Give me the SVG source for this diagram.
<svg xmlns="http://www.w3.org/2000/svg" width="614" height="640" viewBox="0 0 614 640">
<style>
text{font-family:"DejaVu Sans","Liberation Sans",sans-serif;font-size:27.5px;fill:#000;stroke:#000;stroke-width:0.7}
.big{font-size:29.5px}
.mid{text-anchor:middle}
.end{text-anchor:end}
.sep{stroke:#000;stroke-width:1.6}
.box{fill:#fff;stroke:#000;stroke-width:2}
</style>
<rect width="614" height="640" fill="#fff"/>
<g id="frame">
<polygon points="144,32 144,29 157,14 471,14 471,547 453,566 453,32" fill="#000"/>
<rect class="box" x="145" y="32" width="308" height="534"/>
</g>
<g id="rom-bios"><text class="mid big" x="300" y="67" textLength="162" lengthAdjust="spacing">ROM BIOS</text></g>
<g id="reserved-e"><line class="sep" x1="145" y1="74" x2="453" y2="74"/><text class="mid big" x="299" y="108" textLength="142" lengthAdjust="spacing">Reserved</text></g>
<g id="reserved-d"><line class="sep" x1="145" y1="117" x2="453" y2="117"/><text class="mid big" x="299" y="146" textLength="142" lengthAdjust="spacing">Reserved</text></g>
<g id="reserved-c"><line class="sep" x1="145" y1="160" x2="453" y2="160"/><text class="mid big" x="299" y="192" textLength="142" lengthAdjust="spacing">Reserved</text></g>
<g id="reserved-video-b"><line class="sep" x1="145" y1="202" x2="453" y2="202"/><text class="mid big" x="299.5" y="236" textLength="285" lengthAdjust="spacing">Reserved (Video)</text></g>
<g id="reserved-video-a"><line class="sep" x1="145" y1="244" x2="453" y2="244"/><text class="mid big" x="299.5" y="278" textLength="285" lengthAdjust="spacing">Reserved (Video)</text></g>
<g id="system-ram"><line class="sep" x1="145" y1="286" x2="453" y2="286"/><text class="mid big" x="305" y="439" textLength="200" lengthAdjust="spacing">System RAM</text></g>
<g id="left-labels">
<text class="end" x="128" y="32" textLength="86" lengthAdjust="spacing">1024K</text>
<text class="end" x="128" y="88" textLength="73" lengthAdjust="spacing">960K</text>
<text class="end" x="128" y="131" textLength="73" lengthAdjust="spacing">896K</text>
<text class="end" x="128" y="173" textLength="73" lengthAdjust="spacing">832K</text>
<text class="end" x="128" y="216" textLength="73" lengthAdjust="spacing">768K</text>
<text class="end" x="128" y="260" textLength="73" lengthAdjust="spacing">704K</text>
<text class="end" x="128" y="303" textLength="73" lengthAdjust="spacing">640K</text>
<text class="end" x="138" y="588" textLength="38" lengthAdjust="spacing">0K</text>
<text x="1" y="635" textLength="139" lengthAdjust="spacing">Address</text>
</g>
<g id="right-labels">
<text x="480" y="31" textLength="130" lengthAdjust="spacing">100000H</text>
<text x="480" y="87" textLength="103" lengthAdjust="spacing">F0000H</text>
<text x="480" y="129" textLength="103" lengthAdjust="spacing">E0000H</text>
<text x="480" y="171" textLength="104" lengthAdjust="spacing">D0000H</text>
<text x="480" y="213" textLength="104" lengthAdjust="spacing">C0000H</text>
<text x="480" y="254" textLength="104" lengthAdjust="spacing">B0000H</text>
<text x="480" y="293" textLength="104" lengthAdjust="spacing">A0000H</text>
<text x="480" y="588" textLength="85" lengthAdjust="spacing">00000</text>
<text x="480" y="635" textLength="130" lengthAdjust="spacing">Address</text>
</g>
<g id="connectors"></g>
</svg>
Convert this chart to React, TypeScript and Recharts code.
****************
### [Objective]
Show the data once more, exactly as it was written.

### [Completed task]
Give me the SVG source for this diagram.
<svg xmlns="http://www.w3.org/2000/svg" width="614" height="640" viewBox="0 0 614 640">
<style>
text{font-family:"DejaVu Sans","Liberation Sans",sans-serif;font-size:27.5px;fill:#000;stroke:#000;stroke-width:0.7}
.big{font-size:29.5px}
.mid{text-anchor:middle}
.end{text-anchor:end}
.sep{stroke:#000;stroke-width:1.6}
.box{fill:#fff;stroke:#000;stroke-width:2}
</style>
<rect width="614" height="640" fill="#fff"/>
<g id="frame">
<polygon points="144,32 144,29 157,14 471,14 471,547 453,566 453,32" fill="#000"/>
<rect class="box" x="145" y="32" width="308" height="534"/>
</g>
<g id="rom-bios"><text class="mid big" x="300" y="67" textLength="162" lengthAdjust="spacing">ROM BIOS</text></g>
<g id="reserved-e"><line class="sep" x1="145" y1="74" x2="453" y2="74"/><text class="mid big" x="299" y="108" textLength="142" lengthAdjust="spacing">Reserved</text></g>
<g id="reserved-d"><line class="sep" x1="145" y1="117" x2="453" y2="117"/><text class="mid big" x="299" y="146" textLength="142" lengthAdjust="spacing">Reserved</text></g>
<g id="reserved-c"><line class="sep" x1="145" y1="160" x2="453" y2="160"/><text class="mid big" x="299" y="192" textLength="142" lengthAdjust="spacing">Reserved</text></g>
<g id="reserved-video-b"><line class="sep" x1="145" y1="202" x2="453" y2="202"/><text class="mid big" x="299.5" y="236" textLength="285" lengthAdjust="spacing">Reserved (Video)</text></g>
<g id="reserved-video-a"><line class="sep" x1="145" y1="244" x2="453" y2="244"/><text class="mid big" x="299.5" y="278" textLength="285" lengthAdjust="spacing">Reserved (Video)</text></g>
<g id="system-ram"><line class="sep" x1="145" y1="286" x2="453" y2="286"/><text class="mid big" x="305" y="439" textLength="200" lengthAdjust="spacing">System RAM</text></g>
<g id="left-labels">
<text class="end" x="128" y="32" textLength="86" lengthAdjust="spacing">1024K</text>
<text class="end" x="128" y="88" textLength="73" lengthAdjust="spacing">960K</text>
<text class="end" x="128" y="131" textLength="73" lengthAdjust="spacing">896K</text>
<text class="end" x="128" y="173" textLength="73" lengthAdjust="spacing">832K</text>
<text class="end" x="128" y="216" textLength="73" lengthAdjust="spacing">768K</text>
<text class="end" x="128" y="260" textLength="73" lengthAdjust="spacing">704K</text>
<text class="end" x="128" y="303" textLength="73" lengthAdjust="spacing">640K</text>
<text class="end" x="138" y="588" textLength="38" lengthAdjust="spacing">0K</text>
<text x="1" y="635" textLength="139" lengthAdjust="spacing">Address</text>
</g>
<g id="right-labels">
<text x="480" y="31" textLength="130" lengthAdjust="spacing">100000H</text>
<text x="480" y="87" textLength="103" lengthAdjust="spacing">F0000H</text>
<text x="480" y="129" textLength="103" lengthAdjust="spacing">E0000H</text>
<text x="480" y="171" textLength="104" lengthAdjust="spacing">D0000H</text>
<text x="480" y="213" textLength="104" lengthAdjust="spacing">C0000H</text>
<text x="480" y="254" textLength="104" lengthAdjust="spacing">B0000H</text>
<text x="480" y="293" textLength="104" lengthAdjust="spacing">A0000H</text>
<text x="480" y="588" textLength="85" lengthAdjust="spacing">00000</text>
<text x="480" y="635" textLength="130" lengthAdjust="spacing">Address</text>
</g>
<g id="connectors"></g>
</svg>
Convert this chart to React, TypeScript and Recharts code.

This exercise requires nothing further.